At Google I/O 2017, Google announced its next-generation machine learning chip, called the “Cloud TPU.” The new TPU no longer does only inference--now it can also train neural networks.
First Gen TPU
Google created its own TPU to jump “three generations” ahead of the competition when it came to inference performance. The chip seems to have delivered, as Google published a paper last month in which it demonstrated that the TPU could be up to 30x faster than a Kepler GPU and up to 80x faster than a Haswell CPU.
The comparison wasn’t quite fair, as those chips were a little older, but more importantly, they weren’t intended for inference.
Nvidia was quick to point out that its inference-optimized Tesla P40 GPU is already twice as fast as the TPU for sub-10ms latency applications. However, the TPU was still almost twice as fast as the P40 in peak INT8 performance (90TOPS vs 48TOPS).
The P40 also achieved its performance using more than three times as much power, so this comparison wasn’t that fair, either. The bottom line is that right now it’s not easy to compare wildly different architectures to each other when it comes to machine learning tasks.
Cloud TPU Performance
In last month’s paper, Google hinted that a next-generation TPU could be significantly faster if certain modifications were made. The Cloud TPU seems to have have received some of those improvements. It’s now much faster, and it can also do floating-point computation, which means it’s suitable for training neural networks, too.
According to Google, the chip can achieve 180 teraflops of floating-point performance, which is six times more than Nvidia’s latest Tesla V100 accelerator for FP16 half-precision computation. Even when compared against Nvidia’s “Tensor Core” performance, the Cloud TPU is still 50% faster.

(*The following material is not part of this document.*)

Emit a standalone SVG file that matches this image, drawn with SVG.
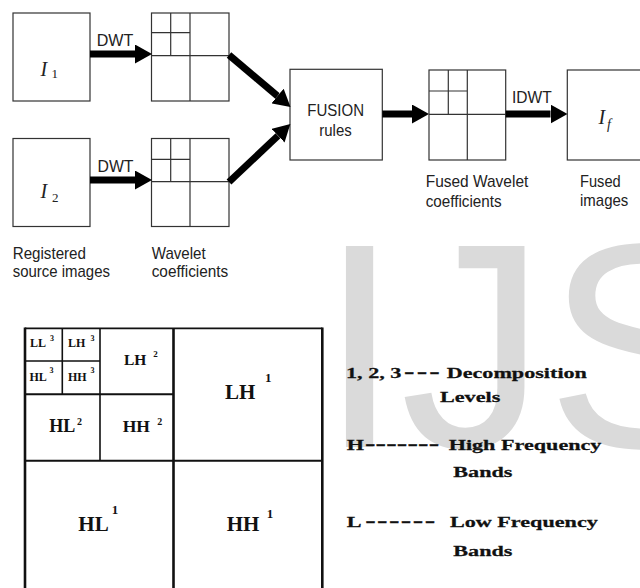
<svg xmlns="http://www.w3.org/2000/svg" width="640" height="588" viewBox="0 0 640 588">
<style>
.box{fill:#fff;stroke:#333;stroke-width:1.2}
.ln{stroke:#333;stroke-width:1.2;fill:none}
.lbl{font-family:"Liberation Sans",Arial,sans-serif;font-size:17px;fill:#222}
.math{font-family:"Liberation Serif","Times New Roman",serif;font-style:italic;fill:#222}
.sub{font-family:"Liberation Serif","Times New Roman",serif;fill:#222}
.arr{stroke:#000;stroke-width:7;fill:none;marker-end:url(#head)}
.g{stroke:#111;fill:none}
.band{font-family:"Liberation Serif","Times New Roman",serif;font-weight:bold;fill:#111}
.leg{font-family:"Liberation Serif","Times New Roman",serif;font-weight:bold;font-size:15.5px;fill:#111;stroke:#111;stroke-width:0.25}
.dash{font-size:22px}
.wm{font-family:"Liberation Sans",Arial,sans-serif;font-size:292px;fill:#dadada}
</style>
<defs>
<marker id="head" markerUnits="userSpaceOnUse" viewBox="0 0 17 19" markerWidth="17" markerHeight="19" refX="0" refY="9.5" orient="auto">
<path d="M0,0 L17,9.5 L0,19 z" fill="#000"/>
</marker>
</defs>
<rect width="640" height="588" fill="#fff"/>
<text class="wm" x="319" y="447">IJS</text>

<g id="img1"><rect class="box" x="13" y="13" width="77" height="88"/>
<text class="math" x="40.5" y="75.5" font-size="20">I</text><text class="sub" x="51.5" y="77.5" font-size="13">1</text></g>
<g id="img2"><rect class="box" x="13" y="138.5" width="77" height="88"/>
<text class="math" x="40.5" y="198" font-size="20">I</text><text class="sub" x="52" y="201.5" font-size="13">2</text></g>

<g id="wav1"><rect class="box" x="151.5" y="13" width="77.5" height="88"/>
<path class="ln" d="M190,13 V101 M151.5,55.7 H229 M170.7,13 V55.7 M151.5,32.7 H190"/></g>
<g id="wav2"><rect class="box" x="151.5" y="138.5" width="77.5" height="88"/>
<path class="ln" d="M190,138.5 V226.5 M151.5,181.7 H229 M170.7,138.5 V181.7 M151.5,159.3 H190"/></g>

<g id="fusion"><rect class="box" x="290" y="69.3" width="92.3" height="90.7"/>
<text class="lbl" x="307.3" y="115.7" textLength="56.7" lengthAdjust="spacingAndGlyphs">FUSION</text>
<text class="lbl" x="319.3" y="136" textLength="32.4" lengthAdjust="spacingAndGlyphs">rules</text></g>

<g id="fusedwav"><rect class="box" x="429" y="70" width="76.7" height="90"/>
<path class="ln" d="M429,114.3 H505.7 M467.3,70 V160 M448.3,70 V114.3 M429,91 H467.3"/></g>

<g id="fusedimg"><rect class="box" x="567.3" y="70" width="100" height="90"/>
<text class="math" x="598.5" y="123.5" font-size="20">I</text><text class="math" x="607" y="128.5" font-size="14">f</text></g>

<g id="connectors">
<path class="arr" d="M90,54 L135,54"/>
<path class="arr" d="M90,180 L135,180"/>
<path class="arr" d="M229,55 L277.5,96"/>
<path class="arr" d="M229,182 L278,135.7"/>
<path class="arr" d="M382.3,114 L412,114"/>
<path class="arr" d="M505.7,114 L550.5,114"/>
<text class="lbl" x="96.7" y="46" textLength="36.6" lengthAdjust="spacingAndGlyphs">DWT</text>
<text class="lbl" x="97.5" y="172.3" textLength="36" lengthAdjust="spacingAndGlyphs">DWT</text>
<text class="lbl" x="512" y="102.7" textLength="39.7" lengthAdjust="spacingAndGlyphs">IDWT</text>
</g>

<g id="captions">
<text class="lbl" x="12.7" y="258.5" textLength="73.3" lengthAdjust="spacingAndGlyphs">Registered</text>
<text class="lbl" x="12.7" y="277.3" textLength="97.3" lengthAdjust="spacingAndGlyphs">source images</text>
<text class="lbl" x="151.7" y="258.5" textLength="54" lengthAdjust="spacingAndGlyphs">Wavelet</text>
<text class="lbl" x="151.7" y="277.3" textLength="76.6" lengthAdjust="spacingAndGlyphs">coefficients</text>
<text class="lbl" x="425.7" y="187.3" textLength="102.6" lengthAdjust="spacingAndGlyphs">Fused Wavelet</text>
<text class="lbl" x="425.7" y="207.3" textLength="76" lengthAdjust="spacingAndGlyphs">coefficients</text>
<text class="lbl" x="580" y="187.3" textLength="40.7" lengthAdjust="spacingAndGlyphs">Fused</text>
<text class="lbl" x="580" y="206" textLength="48.3" lengthAdjust="spacingAndGlyphs">images</text>
</g>

<g id="decomposition">
<path class="g" stroke-width="1.7" d="M25,328.3 H322.3"/>
<path class="g" stroke-width="2.6" d="M25,327.5 V600 M322.3,327.5 V600 M173.5,328 V600"/>
<path class="g" stroke-width="2" d="M25,460.7 H322.3 M25,394.3 H173.5"/>
<path class="g" stroke-width="1.6" d="M100,328 V460.7 M62.3,328 V394.3 M25,361 H100"/>
<text class="band" font-size="12" x="30" y="347">LL<tspan x="50" y="341" font-size="8">3</tspan></text>
<text class="band" font-size="12" x="68" y="347">LH<tspan x="90.5" y="341" font-size="8">3</tspan></text>
<text class="band" font-size="12" x="29.5" y="381">HL<tspan x="49.5" y="373" font-size="8">3</tspan></text>
<text class="band" font-size="12" x="68" y="381">HH<tspan x="90.5" y="373" font-size="8">3</tspan></text>
<text class="band" font-size="15.5" x="124" y="365">LH<tspan x="153.3" y="357" font-size="9">2</tspan></text>
<text class="band" font-size="18" x="49.3" y="431.7">HL<tspan x="77" y="425" font-size="10">2</tspan></text>
<text class="band" font-size="17.5" x="122.7" y="431.7">HH<tspan x="157.3" y="424.5" font-size="10">2</tspan></text>
<text class="band" font-size="21" x="225" y="399">LH<tspan x="265" y="382" font-size="13">1</tspan></text>
<text class="band" font-size="21" x="78.3" y="530.7">HL<tspan x="111.7" y="513.5" font-size="13">1</tspan></text>
<text class="band" font-size="21" x="226.7" y="530.7">HH<tspan x="266.7" y="518" font-size="13">1</tspan></text>
</g>

<g id="legend">
<text class="leg" transform="translate(346,378.3) scale(1.43,1)"><tspan x="0">1, 2, 3</tspan><tspan class="dash" x="40.6" letter-spacing="1.5">---</tspan><tspan x="70.4">Decomposition</tspan></text>
<text class="leg" transform="translate(440,401.7) scale(1.43,1)">Levels</text>
<text class="leg" transform="translate(346.7,450) scale(1.43,1)"><tspan x="0">H</tspan><tspan class="dash" x="12.8" letter-spacing="0.1">-------</tspan><tspan x="71.3">High Frequency</tspan></text>
<text class="leg" transform="translate(453.3,476.7) scale(1.43,1)">Bands</text>
<text class="leg" transform="translate(346.7,526.7) scale(1.43,1)"><tspan x="0">L</tspan><tspan class="dash" x="12.9" letter-spacing="1">------</tspan><tspan x="72.2">Low Frequency</tspan></text>
<text class="leg" transform="translate(453.3,556) scale(1.43,1)">Bands</text>
</g>
</svg>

Google made the Cloud TPU highly scalable and noted that 64 units can be put together to form a “pod” with a total performance of 11.5 petaflops of computation for a single machine learning task.
Strangely enough, Google hasn’t given the numbers for inference performance yet, but it may reveal them in the near future. Power consumption was not revealed either, as it was for the TPU.
Cloud TPUs For Everyone
Up until now, Google has kept its TPUs to itself, likely because it was still experimental technology and the company wanted to first see how it fared in the real world. However, the company will now make the Cloud TPUs available to all of its Google Compute Engine customers. Customers will be able to mix and match Cloud TPUs with Intel CPUs, Nvidia GPUs, and the rest of its hardware infrastructure to optimize their own machine learning solutions.
It almost goes without saying that the Cloud TPUs support the TensorFlow machine learning software library, which Google open sourced in 2015.
Google will also donate access to 1,000 Cloud TPUs to top researchers under the TensorFlow Research Cloud program to see what people do with them.
Update, 5/18/17, 7:52am PT: Fixed typo.